--- start Source records ---

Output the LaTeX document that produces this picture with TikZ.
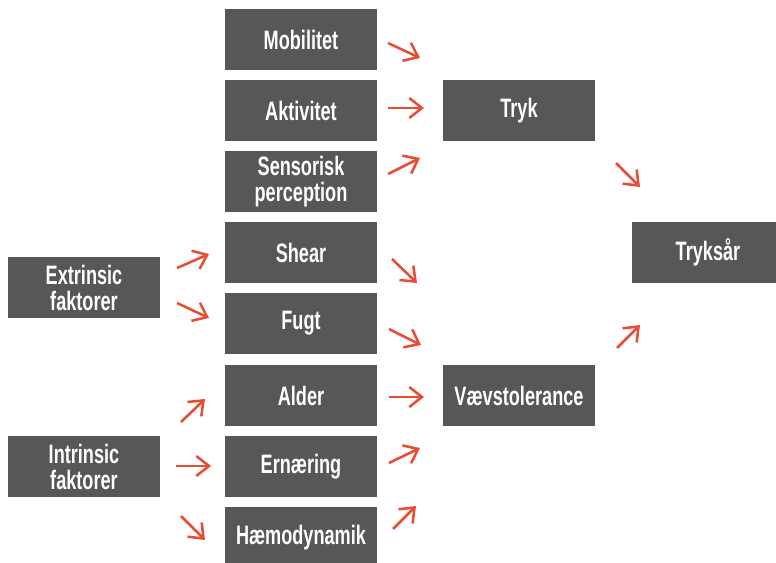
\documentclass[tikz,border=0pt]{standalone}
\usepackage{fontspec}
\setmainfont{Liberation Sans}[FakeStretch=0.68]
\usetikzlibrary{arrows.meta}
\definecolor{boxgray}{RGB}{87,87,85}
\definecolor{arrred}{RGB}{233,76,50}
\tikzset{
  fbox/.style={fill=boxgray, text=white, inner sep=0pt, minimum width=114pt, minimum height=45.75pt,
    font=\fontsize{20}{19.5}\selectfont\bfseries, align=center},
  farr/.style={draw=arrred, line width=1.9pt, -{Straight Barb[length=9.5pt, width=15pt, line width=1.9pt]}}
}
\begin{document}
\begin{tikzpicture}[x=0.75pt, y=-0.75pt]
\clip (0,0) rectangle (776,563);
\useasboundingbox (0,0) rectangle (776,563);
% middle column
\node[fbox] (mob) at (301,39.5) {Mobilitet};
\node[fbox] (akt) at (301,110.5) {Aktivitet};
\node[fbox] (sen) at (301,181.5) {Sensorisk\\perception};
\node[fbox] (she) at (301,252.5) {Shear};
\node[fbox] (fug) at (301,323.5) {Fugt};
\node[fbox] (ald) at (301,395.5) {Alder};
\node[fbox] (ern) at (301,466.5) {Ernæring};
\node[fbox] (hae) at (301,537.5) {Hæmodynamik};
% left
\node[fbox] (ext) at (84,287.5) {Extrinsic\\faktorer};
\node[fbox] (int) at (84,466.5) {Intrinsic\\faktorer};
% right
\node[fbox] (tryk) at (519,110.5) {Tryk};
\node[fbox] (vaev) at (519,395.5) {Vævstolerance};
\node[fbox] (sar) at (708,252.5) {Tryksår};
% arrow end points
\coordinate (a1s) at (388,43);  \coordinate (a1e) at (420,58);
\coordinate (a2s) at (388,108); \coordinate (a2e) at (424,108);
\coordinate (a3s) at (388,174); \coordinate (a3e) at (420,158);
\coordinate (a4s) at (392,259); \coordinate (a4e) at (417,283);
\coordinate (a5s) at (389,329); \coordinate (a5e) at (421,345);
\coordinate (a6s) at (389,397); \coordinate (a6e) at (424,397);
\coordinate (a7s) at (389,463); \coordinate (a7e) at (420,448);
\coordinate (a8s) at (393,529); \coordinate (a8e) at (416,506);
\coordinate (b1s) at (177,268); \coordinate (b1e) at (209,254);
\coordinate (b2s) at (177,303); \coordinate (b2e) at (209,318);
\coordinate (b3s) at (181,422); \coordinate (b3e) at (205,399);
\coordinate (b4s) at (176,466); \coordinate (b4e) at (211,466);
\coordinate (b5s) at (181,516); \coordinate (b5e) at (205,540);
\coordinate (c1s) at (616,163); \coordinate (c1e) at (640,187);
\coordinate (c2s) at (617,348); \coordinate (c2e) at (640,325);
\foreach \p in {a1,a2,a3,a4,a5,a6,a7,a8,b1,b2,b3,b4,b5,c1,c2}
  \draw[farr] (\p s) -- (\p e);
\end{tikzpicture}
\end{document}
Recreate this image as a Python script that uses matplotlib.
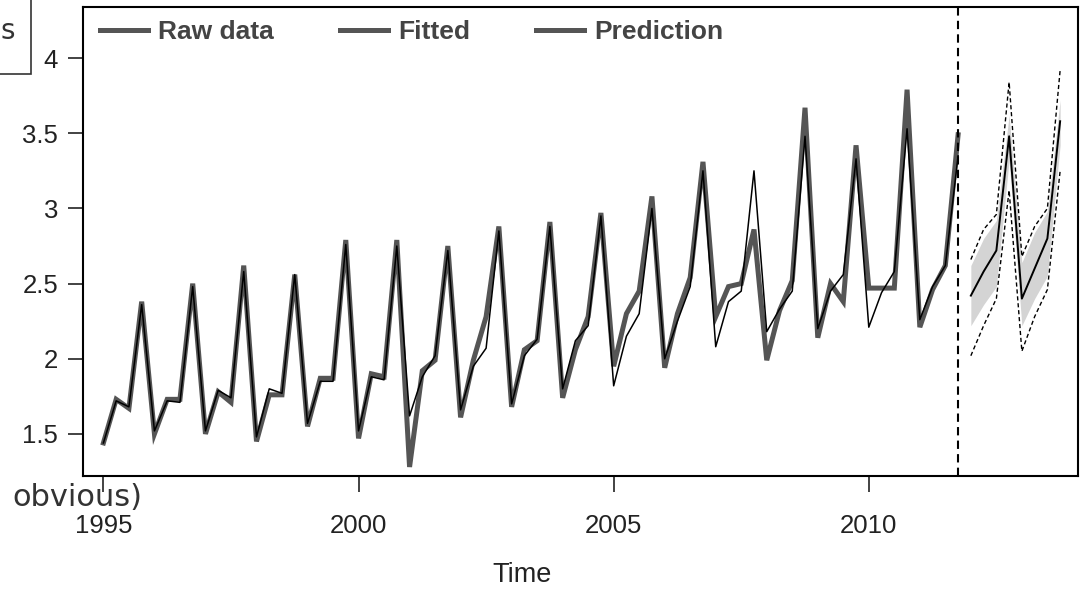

--- end Source records ---

## What to do
Write the records out again in full, exactly, and skip every picture.

## Solution for this task
Output the LaTeX document that produces this picture with TikZ.
\documentclass[tikz,border=0pt]{standalone}
\usepackage{fontspec}
\setmainfont{Liberation Sans}[FakeStretch=0.68]
\usetikzlibrary{arrows.meta}
\definecolor{boxgray}{RGB}{87,87,85}
\definecolor{arrred}{RGB}{233,76,50}
\tikzset{
  fbox/.style={fill=boxgray, text=white, inner sep=0pt, minimum width=114pt, minimum height=45.75pt,
    font=\fontsize{20}{19.5}\selectfont\bfseries, align=center},
  farr/.style={draw=arrred, line width=1.9pt, -{Straight Barb[length=9.5pt, width=15pt, line width=1.9pt]}}
}
\begin{document}
\begin{tikzpicture}[x=0.75pt, y=-0.75pt]
\clip (0,0) rectangle (776,563);
\useasboundingbox (0,0) rectangle (776,563);
% middle column
\node[fbox] (mob) at (301,39.5) {Mobilitet};
\node[fbox] (akt) at (301,110.5) {Aktivitet};
\node[fbox] (sen) at (301,181.5) {Sensorisk\\perception};
\node[fbox] (she) at (301,252.5) {Shear};
\node[fbox] (fug) at (301,323.5) {Fugt};
\node[fbox] (ald) at (301,395.5) {Alder};
\node[fbox] (ern) at (301,466.5) {Ernæring};
\node[fbox] (hae) at (301,537.5) {Hæmodynamik};
% left
\node[fbox] (ext) at (84,287.5) {Extrinsic\\faktorer};
\node[fbox] (int) at (84,466.5) {Intrinsic\\faktorer};
% right
\node[fbox] (tryk) at (519,110.5) {Tryk};
\node[fbox] (vaev) at (519,395.5) {Vævstolerance};
\node[fbox] (sar) at (708,252.5) {Tryksår};
% arrow end points
\coordinate (a1s) at (388,43);  \coordinate (a1e) at (420,58);
\coordinate (a2s) at (388,108); \coordinate (a2e) at (424,108);
\coordinate (a3s) at (388,174); \coordinate (a3e) at (420,158);
\coordinate (a4s) at (392,259); \coordinate (a4e) at (417,283);
\coordinate (a5s) at (389,329); \coordinate (a5e) at (421,345);
\coordinate (a6s) at (389,397); \coordinate (a6e) at (424,397);
\coordinate (a7s) at (389,463); \coordinate (a7e) at (420,448);
\coordinate (a8s) at (393,529); \coordinate (a8e) at (416,506);
\coordinate (b1s) at (177,268); \coordinate (b1e) at (209,254);
\coordinate (b2s) at (177,303); \coordinate (b2e) at (209,318);
\coordinate (b3s) at (181,422); \coordinate (b3e) at (205,399);
\coordinate (b4s) at (176,466); \coordinate (b4e) at (211,466);
\coordinate (b5s) at (181,516); \coordinate (b5e) at (205,540);
\coordinate (c1s) at (616,163); \coordinate (c1e) at (640,187);
\coordinate (c2s) at (617,348); \coordinate (c2e) at (640,325);
\foreach \p in {a1,a2,a3,a4,a5,a6,a7,a8,b1,b2,b3,b4,b5,c1,c2}
  \draw[farr] (\p s) -- (\p e);
\end{tikzpicture}
\end{document}
Recreate this image as a Python script that uses matplotlib.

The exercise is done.